Thursday, April 29, 2010

Back to HATEOS and APIs

REST-like discoverability could also be a boon for some services. What if Twitter provided something like this along with a tweet’s JSON?

{  "actions": {  "Retweet" : { "method":"POST", url:"/1/statuses/retweet/12345.json" },  "Delete" : { "method":"DELETE", url:"/1/statuses/destroy/12345.json" },  "Report Spam" : { "method":"POST", url:"/1/statuses/retweet/12345.json", params:{"id":12345} }  }  }

YES. I had talked about this in the HATEOS post that I wrote a while back. Right now, only html is self-discovering. XML and JSON docs should also have self-documented descriptions of next actions a client can take. That way, you'd cut down on the amount of documentation requires to understand or use an API.

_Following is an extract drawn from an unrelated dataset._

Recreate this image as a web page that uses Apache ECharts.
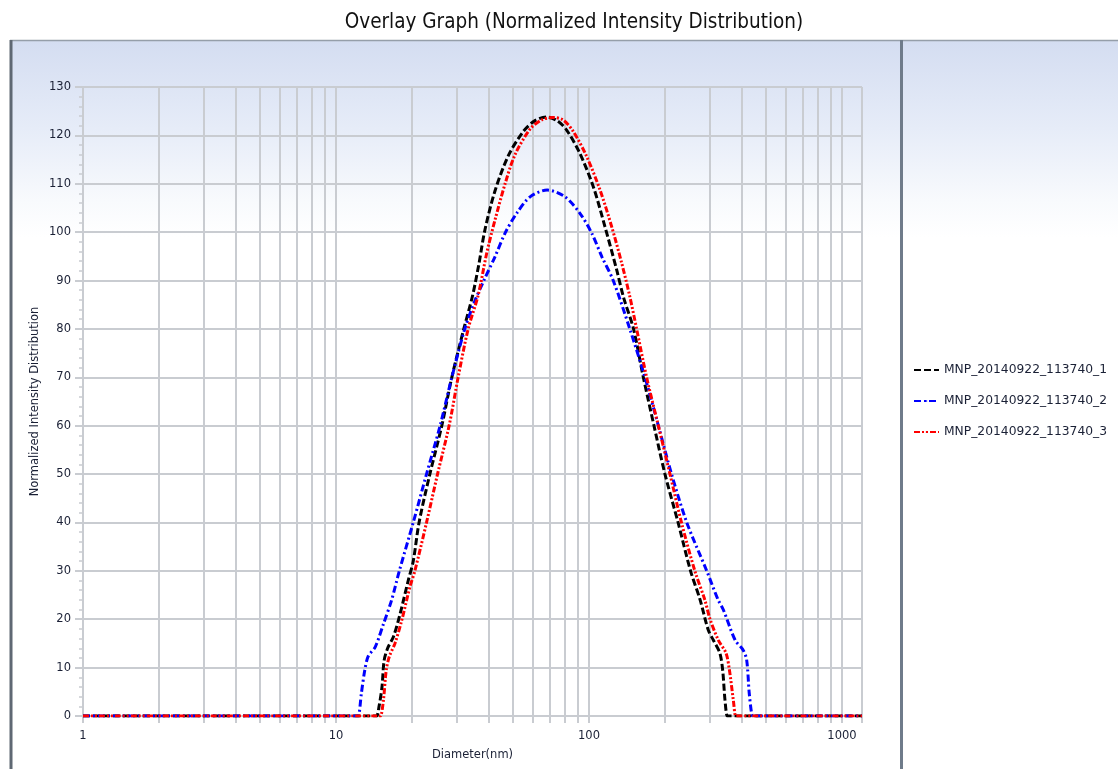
<!DOCTYPE html>
<html>
<head>
<meta charset="utf-8">
<script src="https://cdn.jsdelivr.net/npm/echarts@6/dist/echarts.min.js"></script>
<style>
  html, body { margin: 0; padding: 0; background: #fff; }
  #chart { width: 1118px; height: 769px; }
</style>
</head>
<body>
<div id="chart"></div>
<script>
// series names as in the legend
const names = ['MNP_20140922_113740_1', 'MNP_20140922_113740_2', 'MNP_20140922_113740_3'];

// run 1 (black, dashed)
const dia1 = [1, 14.3, 14.5, 14.8, 15.2, 15.5, 16.0, 16.9, 17.9, 19.3, 20.2, 21.3, 23.5, 26.2, 28.7, 32.0, 34.6, 36.6, 38.8, 42.5,
  48, 55, 61, 68, 75, 81.6, 92, 104, 115.7, 128.7, 137, 150, 164, 180.7, 199.7, 225, 252, 275, 296, 310, 329, 337.6, 344.8, 352, 356, 1200];
const int1 = [0, 0, 0, 2, 6, 11.5, 14, 16.5, 21, 28, 32, 40, 50, 60, 70, 80, 86.7, 93, 100.5, 108.5,
  115.8, 120.8, 123, 123.8, 123, 121.1, 116.3, 109.4, 101.1, 92.2, 86.5, 80, 70, 60, 50, 40, 30, 24, 17.8, 15.7, 13, 9.5, 3.3, 0, 0, 0];

// run 2 (blue, dash-dot)
const dia2 = [1, 12.1, 12.25, 12.6, 13.0, 13.4, 14.3, 15.4, 16.6, 17.8, 20.2, 22.8, 25.8, 28.7, 32.3, 35.4, 38.8, 42.5, 46.6, 51.8, 58.5,
  68.4, 80.4, 92.1, 102.5, 112.5, 124.7, 145, 166.5, 188, 212, 243.5, 292, 324, 340, 378, 407, 420, 430, 439.5, 445, 449, 1200];
const int2 = [0, 0, 0, 4.7, 9.5, 12.3, 14.3, 19, 24, 30, 40, 50, 60, 70, 80, 85.8, 90.5, 94.9, 99.8, 103.9, 107.3,
  108.7, 107.3, 103.9, 99.8, 94.9, 90, 80, 70, 60, 50, 40, 30, 24, 21.9, 15.7, 13.6, 11.6, 4.7, 0.5, 0, 0, 0];

// run 3 (red, dash-dot-dot)
const dia3 = [1, 14.8, 15.0, 15.4, 15.8, 16.25, 17.1, 18.2, 19.6, 20.5, 22.8, 25.2, 28, 30.4, 33.3, 36.5, 39.4, 42.5, 46.6, 51, 58.5,
  65, 72, 79, 86.7, 98, 110.6, 123, 134.7, 145, 154.3, 169, 188, 209, 232, 262, 287, 301, 324.5, 348, 359, 372, 380, 384, 1200];
const int3 = [0, 0, 0, 3.3, 9.5, 12.3, 15, 19.8, 26.7, 30, 40, 50, 60, 70, 80, 87, 95.6, 102.5, 110, 116, 121.3,
  123.2, 123.7, 123.2, 120.8, 115.6, 108.7, 101.1, 93.6, 86.7, 80, 70, 60, 50, 40, 30, 24, 20, 15.7, 13, 9.5, 3.3, 0, 0, 0];

// grid / tick values on the log axis
const xGridValues = [1, 2, 3, 4, 5, 6, 7, 8, 9, 10, 20, 30, 40, 50, 60, 70, 80, 90, 100,
  200, 300, 400, 500, 600, 700, 800, 900, 1000, 1200];
const xMinorGrid = [2, 3, 4, 5, 6, 7, 8, 9, 20, 30, 40, 50, 60, 70, 80, 90, 200, 300, 400, 500, 600, 700, 800, 900, 1200];
const xLabels = [1, 10, 100, 1000];

const GRID = '#c9ccd1';
const TXT = '#1a2035';
const FONT = "'DejaVu Sans', Verdana, sans-serif";

const zip = (xs, ys) => xs.map((x, i) => [x, ys[i]]);

const chart = echarts.init(document.getElementById('chart'), null, { renderer: 'canvas' });

const lineSeries = (name, xs, ys, color, dash) => ({
  name,
  type: 'line',
  data: zip(xs, ys),
  symbol: 'none',
  smooth: 0.3,
  lineStyle: { color, width: 3, type: dash },
  itemStyle: { color },
  emphasis: { disabled: true },
  z: 3
});

chart.setOption({
  animation: false,
  backgroundColor: '#fff',
  title: {
    text: 'Overlay Graph (Normalized Intensity Distribution)',
    left: 569,
    top: 7,
    textAlign: 'center',
    textStyle: { fontFamily: "'Liberation Sans Narrow', 'DejaVu Sans Condensed', sans-serif", fontSize: 20.5, fontWeight: 'normal', color: '#111' }
  },
  graphic: [
    {
      type: 'rect', z: -10, silent: true,
      shape: { x: 12, y: 41, width: 1106, height: 728 },
      style: {
        fill: {
          type: 'linear', x: 0, y: 0, x2: 0, y2: 1,
          colorStops: [
            { offset: 0, color: '#d4ddf1' },
            { offset: 0.12, color: '#e6ecf8' },
            { offset: 0.22, color: '#f8fafd' },
            { offset: 0.27, color: '#ffffff' },
            { offset: 1, color: '#ffffff' }
          ]
        }
      }
    },
    { type: 'line', z: -5, silent: true, shape: { x1: 10, y1: 40.5, x2: 1118, y2: 40.5 }, style: { stroke: '#959ea9', lineWidth: 1.5 } },
    { type: 'rect', z: -5, silent: true, shape: { x: 9.5, y: 40, width: 3, height: 729 }, style: { fill: '#5f6873' } },
    { type: 'rect', z: -5, silent: true, shape: { x: 900, y: 40, width: 3, height: 729 }, style: { fill: '#6f7b8a' } }
  ],
  legend: {
    orient: 'vertical',
    left: 908,
    top: 359,
    itemWidth: 25,
    itemHeight: 2,
    itemGap: 19,
    data: names,
    textStyle: { fontFamily: FONT, fontSize: 12.3, color: TXT }
  },
  grid: { left: 83, top: 87, right: 256, bottom: 53, containLabel: false },
  xAxis: {
    type: 'log',
    logBase: 10,
    min: 1,
    max: 1200,
    name: 'Diameter(nm)',
    nameLocation: 'middle',
    nameGap: 33,
    nameMoveOverlap: false,
    nameTextStyle: { fontFamily: FONT, fontSize: 11.5, color: TXT },
    axisLine: { show: true, lineStyle: { color: GRID, width: 2 } },
    axisTick: { show: true, length: 7, customValues: xGridValues, lineStyle: { color: GRID, width: 2 } },
    axisLabel: { customValues: xLabels, margin: 14, fontFamily: FONT, fontSize: 11.5, color: TXT, formatter: v => String(v) },
    splitLine: { show: true, lineStyle: { color: GRID, width: 2 } }
  },
  yAxis: {
    type: 'value',
    min: 0,
    max: 130,
    interval: 10,
    name: 'Normalized Intensity Distribution',
    nameLocation: 'middle',
    nameGap: 42,
    nameMoveOverlap: false,
    nameTextStyle: { fontFamily: FONT, fontSize: 11.5, color: TXT },
    axisLine: { show: true, lineStyle: { color: GRID, width: 2 } },
    axisTick: { show: true, length: 8, lineStyle: { color: GRID, width: 2 } },
    minorTick: { show: true, splitNumber: 5, length: 4, lineStyle: { color: GRID, width: 1.5 } },
    axisLabel: { margin: 12, fontFamily: FONT, fontSize: 11.5, color: TXT },
    splitLine: { show: true, lineStyle: { color: GRID, width: 2 } }
  },
  series: [
    Object.assign(lineSeries(names[0], dia1, int1, '#000000', [7, 3]), {
      markLine: {
        silent: true,
        z: 1,
        symbol: ['none', 'none'],
        label: { show: false },
        lineStyle: { color: GRID, width: 2, type: 'solid' },
        emphasis: { disabled: true },
        data: xMinorGrid.map(v => ({ xAxis: v }))
      }
    }),
    lineSeries(names[1], dia2, int2, '#0000ff', [7, 3, 2, 3]),
    lineSeries(names[2], dia3, int3, '#ff0000', [6, 2, 2, 2, 2, 2])
  ]
});
</script>
</body>
</html>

One good point brought up in the comments in that last point was that if I had internal links, a client is likely to know what to do with what it gets back. But if I linked outside of my service, say, how would I understand the schema? There's no standardized set of tags for geolocation data, like there is hypertext data.

Until we get standard media types for specific kinds of web applications, I'm afraid we're stuck.

Posted via web from The Web and all that Jazz

1 comment:

  1. I don't think its as bad as all that.

    Certainly standardization will make it easier to consume data but standardization does not need to precede utility. Common ad hoc media types will work in the interim and once they become sufficiently common they can be standardized. This also makes for a better standard since the utility of the implementation is already established.

    I'm a big believer in gratuitously creating new media types. And of handling multiple media types and performing content negotiation via the Accepts header.

    I would submit that there _is_ a standard media type that would work wonderfully well in this situation.

    Topic Maps. cf.

    They're a little (maybe a lot) abstract to get you're head around initially (they have their origin in knowledge management) but they are ideal for creating a generalized, self coding (honestly) client for basically any application you can think of.

    And I'm 90% confident that today, you can create a standard, well understood representation of a geographic location with a topic map.